International trusts: It is perhaps only a matter of time before digital assets routinely form a part of many estates and trust structures. In B2C2 Ltd v Quoine Pte Ltd, International Judge Simon Thorley, sitting in the Singapore International Commercial Court, held that both bitcoin and Ethereum were legal property and could be the object of a trust, and that is almost certainly the view that will be taken as and when the issue reaches an English court. But not all digital assets are alike. In international trust arrangements, the inherently international (ie, placeless) character of a crypto-currency will inevitably present difficult issues over jurisdiction and governing law. Will this give rise to disputes to claims against advisers who get it wrong? And what will be the tax consequences? (The tax treatment of digital assets internationally is itself a complex and developing area that is bound to give rise
to litigation.)

Divorce: In the divorce context, there have been some high-profile cases in recent years concerning wives’ attempts to find and seize the assets of their recalcitrant former husbands. As the only necessary evidence of a crypto-currency holding is the existence of a private key, it would not be surprising to see a growth in attempts to conceal wealth from the divorce courts using crypto-assets. As in the fraud context, divorce lawyers are going to have to get to grips with the legal challenges crypto-assets present and the tools available to find and seize such assets.

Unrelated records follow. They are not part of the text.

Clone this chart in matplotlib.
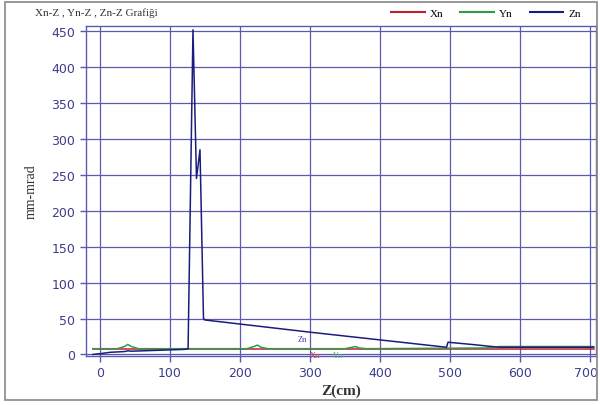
import numpy as np
import matplotlib.pyplot as plt
import matplotlib.transforms as mtransforms
from matplotlib.patches import Rectangle
from matplotlib.lines import Line2D

# Zn curve (mm-mrad vs Z cm)
z_zn = [-10, 0, 15, 35, 40, 45, 60, 90, 120, 124, 126, 133, 138, 143, 148, 150,
        300, 495, 497, 530, 570, 600, 705]
zn = [0, 1, 3, 4, 5, 4.5, 5, 6, 7, 7.5, 8, 452, 245, 285, 50, 48,
      31, 10, 17, 14, 10, 10, 10]

# Yn curve
z_yn = [-10, 25, 35, 40, 45, 55, 210, 220, 225, 230, 240, 350, 360, 365, 370, 380,
        550, 570, 705]
yn = [8, 8, 11, 14, 11, 8, 8, 11, 13, 10, 8, 8, 10, 11, 9, 8,
      9, 11, 11]

# Xn curve (hidden under Yn)
z_xn = [-10, 705]
xn = [8, 8]

grid_c = '#5a5ab4'
tick_c = '#3c3c8c'
serif = 'Liberation Serif'

fig = plt.figure(figsize=(6, 4.06), dpi=100)
fig.add_artist(Rectangle((0.008, 0.012), 0.987, 0.98, transform=fig.transFigure,
                         fill=False, edgecolor='#888888', lw=1.2))

ax = fig.add_axes([0.143, 0.121, 0.850, 0.812])
ax.plot(z_xn, xn, color='#c0202a', lw=1.1)
ax.plot(z_yn, yn, color='#2e9a4c', lw=1.1)
ax.plot(z_zn, zn, color='#1c1c7e', lw=1.1)

ax.set_xlim(-20, 708)
ax.set_ylim(-2, 457)
ax.set_xticks(range(0, 701, 100))
ax.set_yticks(range(0, 451, 50))
ax.grid(True, color=grid_c, lw=0.9)
ax.set_axisbelow(True)
for s in ax.spines.values():
    s.set_color(grid_c)
    s.set_linewidth(1.0)
ax.tick_params(colors=grid_c, labelcolor=tick_c, labelsize=9, length=4, width=1)

# keep the last x label inside the figure
last = ax.get_xticklabels()[-1]
last.set_transform(last.get_transform() +
                   mtransforms.ScaledTranslation(-4 / 100, 0, fig.dpi_scale_trans))

ax.set_xlabel('Z(cm)', fontfamily=serif, fontsize=11, fontweight='bold',
              color='#333333', labelpad=3)
ax.set_ylabel('mm-mrad', fontfamily=serif, fontsize=10, color='#333333', labelpad=10)

ax.text(283, 19, 'Zn', color='#3a3aa0', fontsize=6, fontfamily=serif)
ax.text(300, -4, 'Xn', color='#d04050', fontsize=6, fontfamily=serif)
ax.text(333, -4, 'Yn', color='#60b070', fontsize=6, fontfamily=serif)

fig.text(0.058, 0.968, 'Xn-Z , Yn-Z , Zn-Z Grafiği', fontfamily=serif, fontsize=8,
         color='#333333', va='center')

handles = [Line2D([], [], color='#c0202a', lw=1.5),
           Line2D([], [], color='#2e9a4c', lw=1.5),
           Line2D([], [], color='#1c1c7e', lw=1.5)]
fig.legend(handles, ['Xn', 'Yn', 'Zn'], loc='center right', bbox_to_anchor=(0.985, 0.965),
           ncol=3, frameon=False, prop={'family': serif, 'size': 8},
           handlelength=3, columnspacing=1.5, handletextpad=0.5)

fig.savefig('out.png', dpi=100)
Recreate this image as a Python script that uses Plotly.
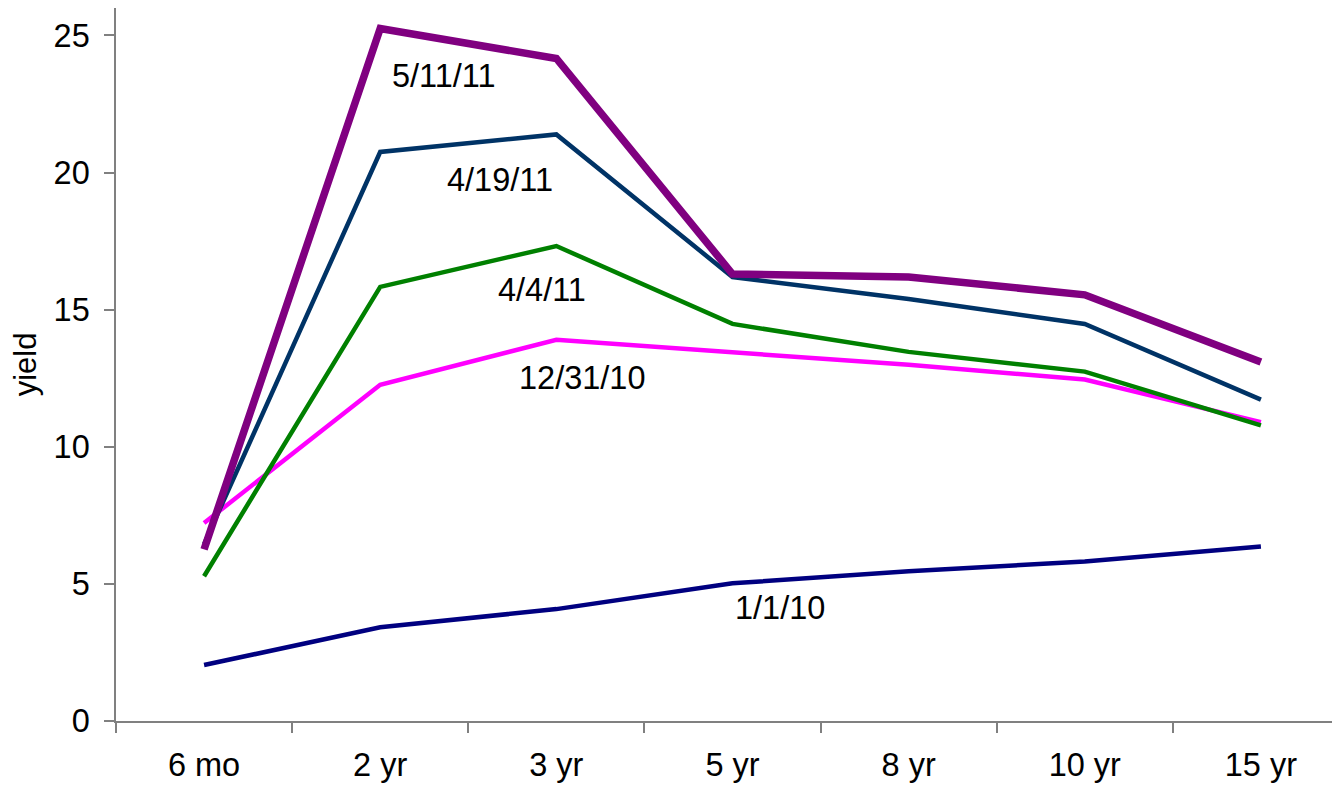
import plotly.graph_objects as go

categories = ["6 mo", "2 yr", "3 yr", "5 yr", "8 yr", "10 yr", "15 yr"]

y_1_1_10 = [2.04, 3.42, 4.08, 5.02, 5.46, 5.82, 6.36]
y_12_31_10 = [7.22, 12.26, 13.90, 13.46, 12.99, 12.45, 10.90]
y_4_4_11 = [5.28, 15.83, 17.32, 14.48, 13.46, 12.74, 10.78]
y_4_19_11 = [6.45, 20.75, 21.39, 16.19, 15.39, 14.48, 11.72]
y_5_11_11 = [6.26, 25.25, 24.16, 16.30, 16.19, 15.54, 13.09]

series_names = ["1/1/10", "12/31/10", "4/4/11", "4/19/11", "5/11/11"]
series_values = [y_1_1_10, y_12_31_10, y_4_4_11, y_4_19_11, y_5_11_11]
series_colors = ["#000080", "#FF00FF", "#008000", "#003366", "#800080"]
series_widths = [4.5, 4.5, 4.5, 4.5, 7.5]

label_x = [3.27, 2.15, 1.92, 1.68, 1.36]
label_y = [4.13, 12.5, 15.71, 19.72, 23.51]

FONT = "Liberation Sans, Arial, sans-serif"

fig = go.Figure()
for name, vals, col, w in zip(series_names, series_values, series_colors, series_widths):
    fig.add_trace(go.Scatter(
        x=categories, y=vals, mode="lines", name=name,
        line=dict(color=col, width=w),
    ))

for name, lx, ly in zip(series_names, label_x, label_y):
    fig.add_annotation(
        x=lx, y=ly, xref="x", yref="y", text=name, showarrow=False,
        font=dict(family=FONT, size=32.5, color="#000000"),
        xanchor="center", yanchor="middle",
    )

axis_font = dict(family=FONT, size=32.5, color="#000000")

fig.update_layout(
    width=1332, height=780,
    margin=dict(l=108, r=0, t=0, b=67, autoexpand=False),
    paper_bgcolor="white", plot_bgcolor="white",
    showlegend=False,
    font=axis_font,
)
fig.update_xaxes(
    type="category", range=[-0.5, 6.449],
    showgrid=False, zeroline=False, automargin=False,
    showline=True, linecolor="#808080", linewidth=1.5,
    ticks="outside", tickson="boundaries", ticklen=10, tickcolor="#808080", tickwidth=1.5,
    tickfont=axis_font, ticklabelstandoff=14,
)
fig.update_yaxes(
    range=[0, 26], tickvals=[0, 5, 10, 15, 20, 25],
    showgrid=False, zeroline=False, automargin=False,
    showline=True, linecolor="#808080", linewidth=1.5,
    ticks="outside", ticklen=10, tickcolor="#808080", tickwidth=1.5,
    tickfont=axis_font, ticklabelstandoff=8,
    title=dict(text="yield", font=dict(family=FONT, size=31, color="#000000"), standoff=14),
)

fig.write_html("out.html")
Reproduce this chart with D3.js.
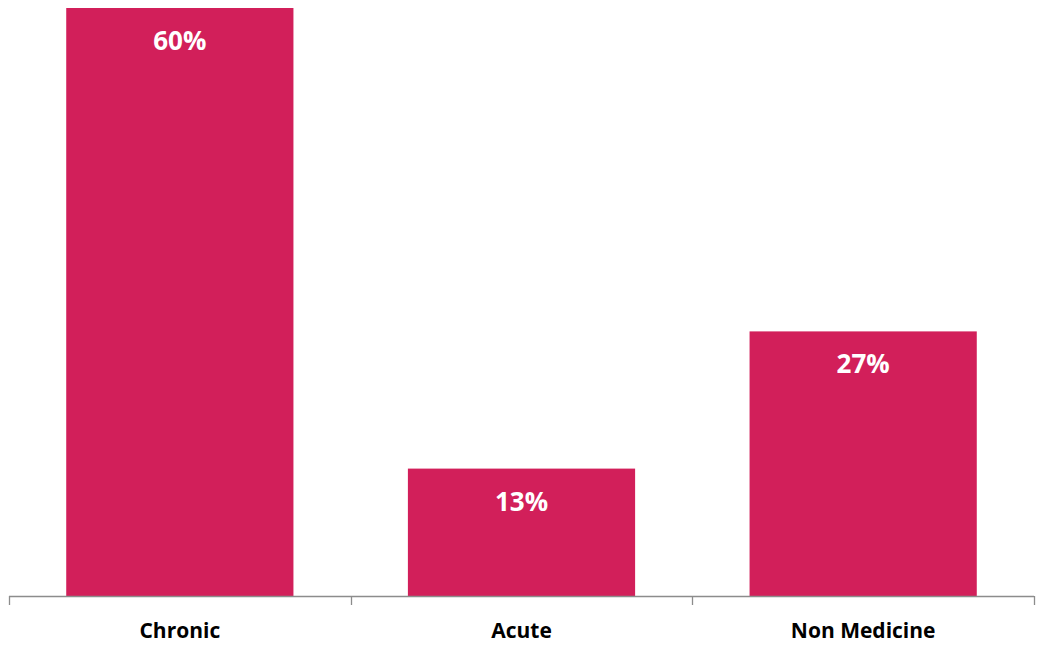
<!DOCTYPE html>
<html><head><meta charset="utf-8">
<script src="https://cdn.jsdelivr.net/npm/d3@7"></script>
<style>body{margin:0;background:#fff}svg{display:block}</style>
</head><body>
<svg id="c" width="1038" height="649"></svg>
<script>
const categories = ["Chronic", "Acute", "Non Medicine"];
const values = [60, 13, 27];
const valueLabels = ["60%", "13%", "27%"];

const svg = d3.select("#c");
const x = d3.scaleBand().domain(categories).range([9, 1034]).paddingInner(0.335).paddingOuter(0.1675);
const y = d3.scaleLinear().domain([0, 60]).range([596, 8]);

svg.selectAll("rect.bar").data(categories).join("rect")
  .attr("class","bar")
  .attr("x", d => x(d)).attr("width", x.bandwidth())
  .attr("y", (d,i) => y(values[i])).attr("height", (d,i) => y(0) - y(values[i]))
  .attr("fill", "#D21F5A");

svg.selectAll("text.val").data(categories).join("text")
  .attr("class","val")
  .attr("x", d => x(d) + x.bandwidth()/2)
  .attr("y", (d,i) => y(values[i]) + 35)
  .attr("text-anchor","middle")
  .attr("dominant-baseline","middle")
  .attr("fill","#fff")
  .style("font-family","'Open Sans', sans-serif")
  .style("font-weight","700")
  .style("font-size","26px")
  .text((d,i) => valueLabels[i]);

// axis
const xb = d3.scalePoint().domain(d3.range(categories.length+1)).range([9,1034]);
const g = svg.append("g");
g.append("line").attr("x1",9).attr("x2",1034).attr("y1",596.5).attr("y2",596.5).attr("stroke","#8c8c8c").attr("stroke-width",1.3);
g.selectAll("line.tick").data(xb.domain()).join("line").attr("class","tick")
  .attr("x1", d => Math.round(xb(d))+0.5).attr("x2", d => Math.round(xb(d))+0.5)
  .attr("y1",596).attr("y2",605).attr("stroke","#8c8c8c").attr("stroke-width",1.3);

svg.selectAll("text.cat").data(categories).join("text")
  .attr("class","cat")
  .attr("x", d => x(d) + x.bandwidth()/2)
  .attr("y", 632.5)
  .attr("text-anchor","middle")
  .attr("dominant-baseline","middle")
  .attr("fill","#000")
  .style("font-family","'Open Sans', sans-serif")
  .style("font-weight","700")
  .style("font-size","21px")
  .text(d => d);
</script>
</body></html>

We are only at the start of getting to grips with what these new technologies mean for our existing legal frameworks of liability and the available remedies . The above gives only the briefest snapshot of the wide range of legal issues and potential disputes that may arise. Given the speed with which a technology and asset class that did not even exist just over a decade ago has developed, predictions are inevitably risky. But it does not seem far-fetched at all to say that litigators, whatever their particular field of expertise, are going to have to get to grips with the fundamentals of crypto-assets and smart contracts and expect to see many more disputes involving them.